針對每個host,PoolManager
可以創建並管理ConnectionPool
,預設管理數量是10個,若需要訪問的host數量較多,可以透過num_pools
調整,要注意的trade-off是Memory和Socket的消耗程度。
http = urllib3.PoolManager(num_pools=50)
ConnectionPool管理一組HTTPConnection
,當請求完成時HTTPConnection會回到Pool,預設值是1,若需要同時
對同一個host發出多個請求,可以經由max_size
調整
http = urllib3.PoolManager(maxsize=10)
maxsize – Number of connections to save that can be reused.
More than 1 is useful in multithreaded situations. If block is set to False, more connections will be created but they will not be saved once they’ve been used.

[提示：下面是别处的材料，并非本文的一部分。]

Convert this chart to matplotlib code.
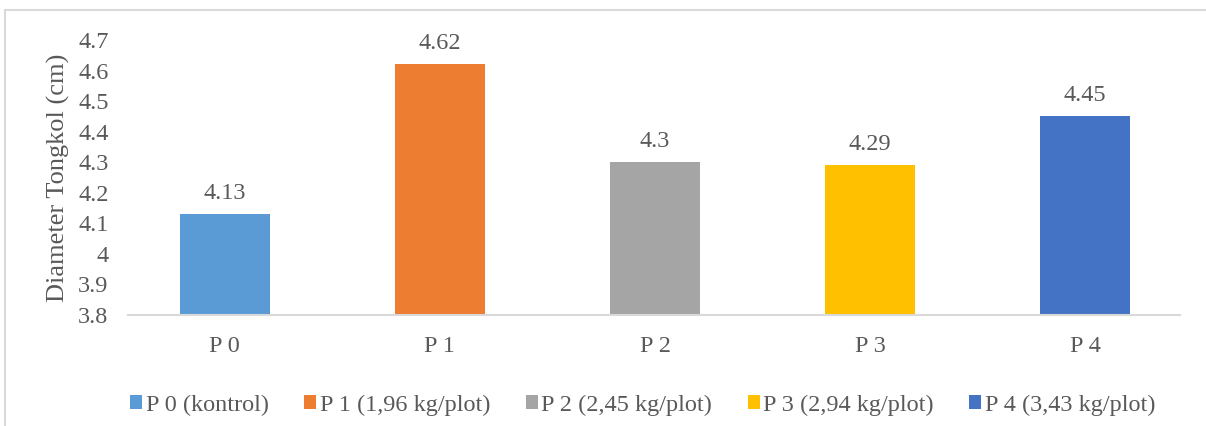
import matplotlib.pyplot as plt
from matplotlib.patches import Rectangle

categories = ["P 0", "P 1", "P 2", "P 3", "P 4"]
legend_labels = ["P 0 (kontrol)", "P 1 (1,96 kg/plot)", "P 2 (2,45 kg/plot)",
                 "P 3 (2,94 kg/plot)", "P 4 (3,43 kg/plot)"]
diameter = [4.13, 4.62, 4.30, 4.29, 4.45]
value_text = ["4.13", "4.62", "4.3", "4.29", "4.45"]
colors = ["#5B9BD5", "#ED7D31", "#A5A5A5", "#FFC000", "#4472C4"]

plt.rcParams['font.family'] = ['Liberation Serif', 'DejaVu Serif']
txt = "#595959"

fig = plt.figure(figsize=(12.06, 4.26), dpi=100)
ax = fig.add_axes([0.1061, 0.2606, 0.8723, 0.6455])

bars = []
for i in range(len(categories)):
    b = ax.bar(i, diameter[i], width=0.42, color=colors[i], label=legend_labels[i], zorder=2)
    bars.append(b)
    ax.bar_label(b, labels=[value_text[i]], padding=7.5, fontsize=17.5, color=txt)

ax.set_ylim(3.8, 4.7)
ax.set_xlim(-0.45, 4.44)
ax.set_yticks([3.8, 3.9, 4.0, 4.1, 4.2, 4.3, 4.4, 4.5, 4.6, 4.7])
ax.set_yticklabels(["3.8", "3.9", "4", "4.1", "4.2", "4.3", "4.4", "4.5", "4.6", "4.7"])
ax.set_xticks(range(len(categories)))
ax.set_xticklabels(categories)
ax.tick_params(axis='y', length=0, pad=14, labelsize=17.5, labelcolor=txt)
ax.tick_params(axis='x', length=0, pad=15, labelsize=17.5, labelcolor=txt)

for s in ["top", "right", "left"]:
    ax.spines[s].set_visible(False)
ax.spines["bottom"].set_color("#D9D9D9")
ax.spines["bottom"].set_linewidth(1.5)

ax.set_ylabel("Diameter Tongkol (cm)", fontsize=19, color=txt)
ax.yaxis.set_label_coords(-0.055, 0.5)

fig.legend(handles=bars, labels=legend_labels, loc="center", bbox_to_anchor=(0.533, 0.049),
           ncol=5, frameon=False, fontsize=17.5, labelcolor=txt,
           handlelength=0.5, handleheight=0.5, handletextpad=0.15, columnspacing=1.45)

# chart area border
fig.patches.append(Rectangle((0.004, -0.1), 1.2, 0.1 + 1 - 10 / 426, transform=fig.transFigure,
                             fill=False, edgecolor="#D9D9D9", linewidth=1.5))

fig.savefig("out.png", dpi=100)
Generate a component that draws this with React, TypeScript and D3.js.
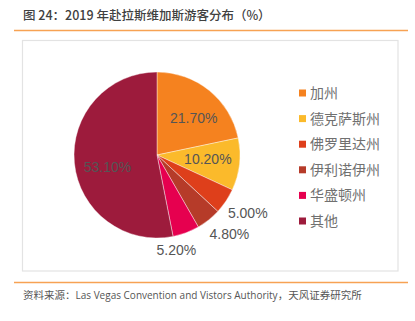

只設定maxsize代表可重複使用最大數量,若超過這個數字時還需要再發起多的請求,新的連線依然會被建立。
假如需要限制該行為,使用block=True
,如此一來,連線數會被侷限在maxsize
import concurrent.futures
import urllib3
URLS = [
'https://www.youtube.com/results?search_query=taiwan',
'https://www.youtube.com/results?search_query=news',
'https://www.youtube.com/results?search_query=weather',
'https://www.youtube.com/results?search_query=mayday',
'https://www.youtube.com/results?search_query=serious',
'https://www.youtube.com/results?search_query=serious+music',
'https://www.youtube.com/results?search_query=taiwan+weather',
'https://www.youtube.com/results?search_query=power',
'https://www.youtube.com/results?search_query=giant+human',
'https://www.youtube.com/results?search_query=joker'
]
def youtube_it(http, url):
r = http.request('GET', url)
return r.data.decode('utf-8')
def query(http):
with concurrent.futures.ThreadPoolExecutor(max_workers=20) as executor:
future_to_url = {executor.submit(youtube_it, http, url): url for url in URLS}
for future in concurrent.futures.as_completed(future_to_url):
url = future_to_url[future]
try:
data = future.result()
except Exception as exc:
print('%r generated an exception: %s' % (url, exc))
else:
print('%r page length is %d' % (url, len(data)))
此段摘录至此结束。